How would you define offender profiling?
A behavioural and analytical tool to help investigators profile characteristics of unknown criminals.
How would you define the top-down approach? What else is this approach called?
Focus on the bigger picture and use that to make predictions using a pre-existing template. Focuses on the general sweeping statements to make conclusions on the individual. This is also known as the typology approach.
When and where did the top-down approach originate? How what it developed?
Developed in 1970s in the US by FBI. FBI behavioural science unit gathered data from in-depth interviews with 36 sexually motivated serial killers. Concluded that serious crimes could be categories into organised/disorganised.
What does modus operandi mean? Why is this important?
A modus operandi is a signature or specific way of working.
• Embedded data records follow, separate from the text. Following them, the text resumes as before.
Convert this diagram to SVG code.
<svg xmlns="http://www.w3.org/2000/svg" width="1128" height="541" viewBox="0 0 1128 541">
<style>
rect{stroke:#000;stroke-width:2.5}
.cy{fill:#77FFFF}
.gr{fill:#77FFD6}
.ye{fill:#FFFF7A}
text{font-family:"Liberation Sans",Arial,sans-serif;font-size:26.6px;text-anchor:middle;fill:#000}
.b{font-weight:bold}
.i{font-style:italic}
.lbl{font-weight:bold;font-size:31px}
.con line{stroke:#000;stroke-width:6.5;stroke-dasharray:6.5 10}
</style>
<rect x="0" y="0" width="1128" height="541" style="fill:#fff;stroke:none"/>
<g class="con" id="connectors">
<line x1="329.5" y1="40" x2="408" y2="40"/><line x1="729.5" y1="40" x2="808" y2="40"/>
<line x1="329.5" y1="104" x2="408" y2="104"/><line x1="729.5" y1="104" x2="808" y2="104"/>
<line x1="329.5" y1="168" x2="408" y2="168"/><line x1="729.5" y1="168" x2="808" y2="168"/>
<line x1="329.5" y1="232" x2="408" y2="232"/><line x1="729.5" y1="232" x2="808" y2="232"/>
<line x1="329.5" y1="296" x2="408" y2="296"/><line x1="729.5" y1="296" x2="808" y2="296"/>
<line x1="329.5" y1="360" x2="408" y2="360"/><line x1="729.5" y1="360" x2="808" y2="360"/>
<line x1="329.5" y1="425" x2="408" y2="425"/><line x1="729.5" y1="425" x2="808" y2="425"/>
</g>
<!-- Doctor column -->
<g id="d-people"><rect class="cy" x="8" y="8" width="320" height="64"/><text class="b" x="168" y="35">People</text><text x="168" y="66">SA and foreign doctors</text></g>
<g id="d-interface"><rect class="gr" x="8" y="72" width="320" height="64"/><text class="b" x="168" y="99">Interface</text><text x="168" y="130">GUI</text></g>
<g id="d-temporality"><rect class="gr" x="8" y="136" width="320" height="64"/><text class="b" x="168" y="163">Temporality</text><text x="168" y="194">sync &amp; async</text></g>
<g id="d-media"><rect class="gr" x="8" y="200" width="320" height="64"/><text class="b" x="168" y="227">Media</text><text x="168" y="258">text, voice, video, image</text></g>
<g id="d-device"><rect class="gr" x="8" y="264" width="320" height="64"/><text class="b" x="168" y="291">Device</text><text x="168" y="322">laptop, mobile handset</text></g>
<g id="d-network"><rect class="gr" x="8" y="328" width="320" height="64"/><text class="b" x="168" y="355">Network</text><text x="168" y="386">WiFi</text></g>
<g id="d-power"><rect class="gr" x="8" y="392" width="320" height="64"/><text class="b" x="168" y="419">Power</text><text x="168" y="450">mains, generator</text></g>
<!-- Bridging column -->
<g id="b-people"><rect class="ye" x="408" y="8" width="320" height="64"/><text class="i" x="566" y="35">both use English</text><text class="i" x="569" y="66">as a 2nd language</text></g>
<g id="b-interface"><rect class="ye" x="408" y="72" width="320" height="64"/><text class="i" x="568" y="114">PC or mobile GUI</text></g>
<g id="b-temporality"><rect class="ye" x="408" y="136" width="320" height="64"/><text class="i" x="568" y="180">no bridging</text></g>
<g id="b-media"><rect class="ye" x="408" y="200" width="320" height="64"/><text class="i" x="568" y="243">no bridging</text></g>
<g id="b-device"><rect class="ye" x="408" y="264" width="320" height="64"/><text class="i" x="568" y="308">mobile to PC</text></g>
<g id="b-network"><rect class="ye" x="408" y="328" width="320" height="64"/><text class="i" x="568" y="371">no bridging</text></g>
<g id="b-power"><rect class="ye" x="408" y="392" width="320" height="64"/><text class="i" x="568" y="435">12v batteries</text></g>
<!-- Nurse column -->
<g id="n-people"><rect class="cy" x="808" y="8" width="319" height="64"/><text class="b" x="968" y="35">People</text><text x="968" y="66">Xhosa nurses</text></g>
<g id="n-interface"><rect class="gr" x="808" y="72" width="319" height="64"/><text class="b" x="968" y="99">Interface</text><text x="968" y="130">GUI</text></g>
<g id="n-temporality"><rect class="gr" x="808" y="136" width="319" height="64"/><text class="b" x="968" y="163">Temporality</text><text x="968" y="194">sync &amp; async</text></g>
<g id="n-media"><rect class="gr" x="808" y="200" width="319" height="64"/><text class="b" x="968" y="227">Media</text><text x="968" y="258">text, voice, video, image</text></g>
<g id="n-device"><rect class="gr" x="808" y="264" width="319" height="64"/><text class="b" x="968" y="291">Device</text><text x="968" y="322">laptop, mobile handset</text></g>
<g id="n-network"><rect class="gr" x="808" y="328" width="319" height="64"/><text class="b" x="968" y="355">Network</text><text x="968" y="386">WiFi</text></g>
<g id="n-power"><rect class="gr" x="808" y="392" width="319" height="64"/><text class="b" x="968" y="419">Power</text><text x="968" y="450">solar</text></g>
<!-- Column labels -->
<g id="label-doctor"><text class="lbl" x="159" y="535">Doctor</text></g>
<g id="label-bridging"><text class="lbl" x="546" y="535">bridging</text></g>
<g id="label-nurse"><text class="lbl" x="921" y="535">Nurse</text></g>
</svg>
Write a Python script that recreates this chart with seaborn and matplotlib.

Knowing an offender’s type allows us to predict other things about them - certain MO’s correlate with psychological and social characteristics.
Give key characteristics of an organised offender
Planned and controlled, weapons are brought to the scene, evidence is destroyed or removed , has a victim type. The offender is usually unknown to victims, intelligent, socially and sexually competent, usually married, and are angry/ depressed.
Give key characteristics of disorganised offender.
Unplanned, weapon is improvised, body is often left at the scene,possibly know to the victim, lost group on reality, unemployed or low skilled work, live alone and close to victim.
Describe the 4 stages involved in FBI profile construction
- Data assimilation: reviewing evidence form the crime scene e.g. crime scene photographs or witness reports.
- Crime scene classification: organised or disorganised.
- Crime reconstruction: generating a hypothesis in terms of the sequence of events and the behaviour of victim and suspect
- Profile generation: likely offender e.g. demographic background, physical and psychological characteristics.
What crimes is the top-down approach limited to and why is this a limitation?
A limitation of the top-down approach is it is only useful for certain crimes with unique characteristics e.g. rape or killings. This means that it cannot help the more common offences e.g. burglary or common assault as the crimes aren’t unique enough to be characteristics. This means that the top- down approach is a limited approach for identifying offenders.
The top-down approach is based on the idea that people’s personality doesn’t change over time - why is this an issue with offender profiling?
Outdated models of personality that see behaviour as a result of stable disposition this means that it has poor predictive validity as it fails to take fluctuations into account.
Who found evidence that only supported that there is an organised offender, and why is this an issue?
Canter et al only found evidence of a distinct organised offender this means that the approach lacks validity
How is the 2-dimensional classification too simplistic? Why is this an issue?
The approach is outdated hasn’t adapted to the crimes where the offender shows signs of being either organised or disorganised offender. This means that don’t know what category they fit.
Maketa’s research involved 4 categories (disorganised, organised, opportunistic and interpersonal) this was better at identify offenders.
How can you criticise the research methods that went into the development of the top-down approach? Why is this important?
Typological approach developed by interviews from 36 killers. Very small and niche sample of self-report. This means that is could be unrepresentative and is likely to lack validity and generalisability.